Every time the teachers' contract comes up for negotiation, a stream of letters from teachers appear in the local newspapers implying that the board of education is doing something wrong by not agreeing to the Port Washington Teacher Association's conditions. If anyone writes to support the board of education's negotiating positions, they are condemned for hating children.
Few parents want to publicly criticize the PWTA's requests. On the other hand, a majority voted down the budget. Although teachers get vocal support from PTAs, those PTAs represent only a narrow segment of parents and even less of the community. Their recent letters to the newspapers may actually be alienating most voters.
To their credit, I'm sure that many teachers work more than the minimum 35-hour week. Strangely, it seemed to be mostly pro-PWTA letter writers who considered 35 hours as a full work week. For comparison, the parking lot at the LIRR is full at 7:30 in the morning and half the cars are still there at 7:30 at night. At least half the people working at those high paid jobs in the city are away more than 12 hours a day. Most are probably working 50 to 60 hours a week.

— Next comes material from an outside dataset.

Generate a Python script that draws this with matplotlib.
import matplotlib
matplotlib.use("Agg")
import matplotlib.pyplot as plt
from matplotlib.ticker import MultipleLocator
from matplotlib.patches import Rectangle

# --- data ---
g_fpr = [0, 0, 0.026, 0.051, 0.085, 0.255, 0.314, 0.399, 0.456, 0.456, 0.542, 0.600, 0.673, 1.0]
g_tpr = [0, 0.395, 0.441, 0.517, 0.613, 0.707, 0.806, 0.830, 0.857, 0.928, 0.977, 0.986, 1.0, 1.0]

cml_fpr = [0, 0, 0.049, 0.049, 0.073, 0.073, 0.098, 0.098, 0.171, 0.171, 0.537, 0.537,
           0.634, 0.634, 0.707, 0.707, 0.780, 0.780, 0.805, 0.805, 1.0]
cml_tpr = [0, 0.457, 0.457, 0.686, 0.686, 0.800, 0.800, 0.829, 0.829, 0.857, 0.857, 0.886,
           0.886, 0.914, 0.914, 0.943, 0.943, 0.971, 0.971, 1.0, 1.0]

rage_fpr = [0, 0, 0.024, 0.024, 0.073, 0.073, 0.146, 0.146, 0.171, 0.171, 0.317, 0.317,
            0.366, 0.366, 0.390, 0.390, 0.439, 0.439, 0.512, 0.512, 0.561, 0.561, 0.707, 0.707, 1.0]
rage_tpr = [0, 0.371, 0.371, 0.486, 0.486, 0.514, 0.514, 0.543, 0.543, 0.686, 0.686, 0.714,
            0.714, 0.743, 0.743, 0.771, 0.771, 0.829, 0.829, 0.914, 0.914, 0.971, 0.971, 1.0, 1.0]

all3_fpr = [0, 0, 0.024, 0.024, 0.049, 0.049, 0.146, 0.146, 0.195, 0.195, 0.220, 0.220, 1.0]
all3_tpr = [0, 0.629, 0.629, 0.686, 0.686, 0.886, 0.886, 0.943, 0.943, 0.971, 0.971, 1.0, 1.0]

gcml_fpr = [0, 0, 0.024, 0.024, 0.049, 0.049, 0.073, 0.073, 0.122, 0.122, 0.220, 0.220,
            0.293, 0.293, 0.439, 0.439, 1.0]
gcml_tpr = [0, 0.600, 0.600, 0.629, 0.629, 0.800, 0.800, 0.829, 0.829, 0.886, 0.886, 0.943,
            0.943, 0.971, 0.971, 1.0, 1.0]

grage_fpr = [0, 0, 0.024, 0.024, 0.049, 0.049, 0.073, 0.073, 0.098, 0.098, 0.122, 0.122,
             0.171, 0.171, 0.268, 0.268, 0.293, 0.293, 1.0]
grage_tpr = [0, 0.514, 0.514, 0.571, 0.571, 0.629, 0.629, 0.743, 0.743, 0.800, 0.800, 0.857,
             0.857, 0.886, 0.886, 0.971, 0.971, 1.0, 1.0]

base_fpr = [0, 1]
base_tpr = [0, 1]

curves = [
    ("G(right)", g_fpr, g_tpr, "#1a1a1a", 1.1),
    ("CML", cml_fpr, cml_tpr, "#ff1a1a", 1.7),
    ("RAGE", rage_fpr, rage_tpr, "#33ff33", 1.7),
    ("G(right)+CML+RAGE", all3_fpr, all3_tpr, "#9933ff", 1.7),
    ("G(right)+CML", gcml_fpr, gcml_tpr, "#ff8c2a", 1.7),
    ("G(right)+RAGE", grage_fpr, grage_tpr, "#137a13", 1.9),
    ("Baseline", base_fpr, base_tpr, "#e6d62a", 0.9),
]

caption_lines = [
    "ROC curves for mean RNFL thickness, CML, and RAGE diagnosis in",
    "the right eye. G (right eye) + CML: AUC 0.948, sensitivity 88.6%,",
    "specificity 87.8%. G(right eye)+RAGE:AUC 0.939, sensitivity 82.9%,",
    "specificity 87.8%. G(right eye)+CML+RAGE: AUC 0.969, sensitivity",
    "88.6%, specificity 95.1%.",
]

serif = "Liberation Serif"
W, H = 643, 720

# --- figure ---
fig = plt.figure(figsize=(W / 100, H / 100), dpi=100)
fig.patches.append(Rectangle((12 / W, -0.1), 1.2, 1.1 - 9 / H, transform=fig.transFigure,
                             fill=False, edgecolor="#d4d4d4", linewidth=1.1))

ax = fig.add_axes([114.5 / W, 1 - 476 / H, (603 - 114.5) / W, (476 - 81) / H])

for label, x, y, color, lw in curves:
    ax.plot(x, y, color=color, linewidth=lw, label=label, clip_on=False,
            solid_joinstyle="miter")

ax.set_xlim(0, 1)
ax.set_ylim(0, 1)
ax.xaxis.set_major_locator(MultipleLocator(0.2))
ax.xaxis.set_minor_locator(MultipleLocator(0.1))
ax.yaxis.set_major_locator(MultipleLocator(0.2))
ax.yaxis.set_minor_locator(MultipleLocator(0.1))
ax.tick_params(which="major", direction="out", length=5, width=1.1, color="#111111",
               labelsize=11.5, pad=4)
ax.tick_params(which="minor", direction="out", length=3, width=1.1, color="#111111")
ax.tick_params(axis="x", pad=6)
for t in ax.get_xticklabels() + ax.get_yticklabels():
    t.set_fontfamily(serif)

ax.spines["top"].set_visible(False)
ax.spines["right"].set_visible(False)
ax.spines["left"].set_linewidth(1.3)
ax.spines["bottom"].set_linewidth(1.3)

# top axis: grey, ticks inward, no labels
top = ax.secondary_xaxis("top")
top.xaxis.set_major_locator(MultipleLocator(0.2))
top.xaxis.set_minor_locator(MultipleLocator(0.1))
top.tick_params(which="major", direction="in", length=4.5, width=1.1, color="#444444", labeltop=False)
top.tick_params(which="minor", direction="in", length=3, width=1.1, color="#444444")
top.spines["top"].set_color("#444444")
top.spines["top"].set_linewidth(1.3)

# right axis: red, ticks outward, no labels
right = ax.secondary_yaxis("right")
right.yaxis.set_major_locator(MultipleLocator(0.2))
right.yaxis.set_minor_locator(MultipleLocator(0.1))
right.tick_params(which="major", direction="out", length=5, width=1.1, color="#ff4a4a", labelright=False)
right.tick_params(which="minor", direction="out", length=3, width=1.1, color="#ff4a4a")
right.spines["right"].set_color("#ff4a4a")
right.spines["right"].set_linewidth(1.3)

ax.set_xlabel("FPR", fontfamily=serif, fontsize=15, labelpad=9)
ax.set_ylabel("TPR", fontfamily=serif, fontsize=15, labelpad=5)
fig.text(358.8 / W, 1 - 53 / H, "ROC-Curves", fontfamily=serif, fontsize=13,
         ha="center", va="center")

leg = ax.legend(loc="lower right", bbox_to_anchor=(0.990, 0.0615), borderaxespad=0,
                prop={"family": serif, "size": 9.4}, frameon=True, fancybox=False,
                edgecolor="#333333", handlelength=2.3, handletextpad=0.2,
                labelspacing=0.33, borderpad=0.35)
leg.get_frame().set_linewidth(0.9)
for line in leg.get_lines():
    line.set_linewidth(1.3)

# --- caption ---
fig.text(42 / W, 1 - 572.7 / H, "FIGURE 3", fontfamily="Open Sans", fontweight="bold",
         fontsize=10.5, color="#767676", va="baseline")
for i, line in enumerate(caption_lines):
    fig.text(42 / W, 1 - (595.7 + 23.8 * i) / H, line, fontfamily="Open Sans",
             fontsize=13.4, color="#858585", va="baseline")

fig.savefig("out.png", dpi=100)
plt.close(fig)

Reading in one letter to the Port Washington News that "teachers are the hardest working people" was scary to me because it implied that the writer didn't consider those bio-organisms getting on the train in the morning as human.
Long hours, of course, do not necessarily equate with high wages. There are plenty of people in Port working 60-hour weeks with substandard benefits or none at all. Nor does higher education necessarily equate with higher earnings. A doctorate will, in most fields, take you off a higher earning business track and leave you in a lower wage academic track.
Higher earnings come to those who prove themselves through regular cycles of corporate downsizing, the purges that come with mergers and acquisitions and a generally competitive business culture in which far more people fail than succeed. In comparison, the district does not regularly restructure to discard its older workers and replace them with 35-year-olds.
Teachers are isolated from that competitive environment by their union. They can't bargain as a group and expect to be paid as much as the most successful individuals.
Teachers may have relatively low salaries, but their overall compensation packages are great. They trade high salaries for job security with generous healthcare, vacation and retirement packages. A self-employed person would have to earn twice as much to buy a comparable compensation package.
It is to the PWTA's advantage that salary negotiations are confidential. If the general population realized that the PWTA was unwilling to make minor concessions in exchange for salary increases, the next budget would be defeated too. For example, the PTA could (1) give up two days of their 12 weeks of vacation, (2) increase the number of classroom hours from 20 to 22 a week, (3) increase their contribution to health insurance so that it begins to approach the 25 percent to 35 percent that most people pay, or (4) accept a two tier system in which new employees receive less generous benefits packages.
With their great vacation, health and retirement benefits, the PWTA's intransigence is an example of an affirmative action/entitlement culture gone mad.
A quarter of a century ago, a generation of educated young women entered the labor force and were given the opportunity to compete in the global marketplace by working 60 to 80 hours a week. The feminist/gender equity movement began to collapse shortly thereafter as the majority of those women decided that they would really rather not. Teachers have a perfectly respectable place in that picture. The only thing threatening that respectability is the delusional nature of their letters.
Multiculturalism is great. I'm glad that my daughter will have the choice of pursuing a professional career, focusing on parenting, or finding a balance between the two. I've always recommended teaching to her as a great job that would let her balance work and family life in a way that few other jobs can. The most important thing to me is that she becomes a mature adult citizen. Most of the recent letters make me wonder whether the culture of the teaching community will allow that.
Port's schools and teachers are doing a great job, but it's time that they start dealing with the same economic realities that the rest of us live with. The median income in the USA has been dropping steadily for the last five years. It is not surprising that anyone wants to disassociate themselves from the majority of "losers" and relate to the top tiers (e.g. stockbrokers) in a society with rapidly expanding income disparity between the rich and everyone else. Teachers can't demand a wage increase in the name of fairness, while equating themselves with market managers who reward companies for gutting pension plans and exporting jobs to less developed nations.
If there is a pressing issue of social justice today, it is that so much more is spent educating children in suburbs like Port than on educating children in the city. Given that, the board of education can't expect state or federal aid any time soon. They have to manage costs themselves.
People who want to control school costs do not hate children. We want to make more funds available for school programs by better use of the limited resources we have.
Negotiating the teachers' contract is not a popular job. Historically, board of educations have conceded to the PWTA and left a legacy of financial liability for future board of educations. New government accounting standards being introduced are far more than planned for. That will lead to more tax increases. The board of education and the PWTA have to agree on productivity and cost control measures now, and publicize them, or they risk defeat of the next school budget in May.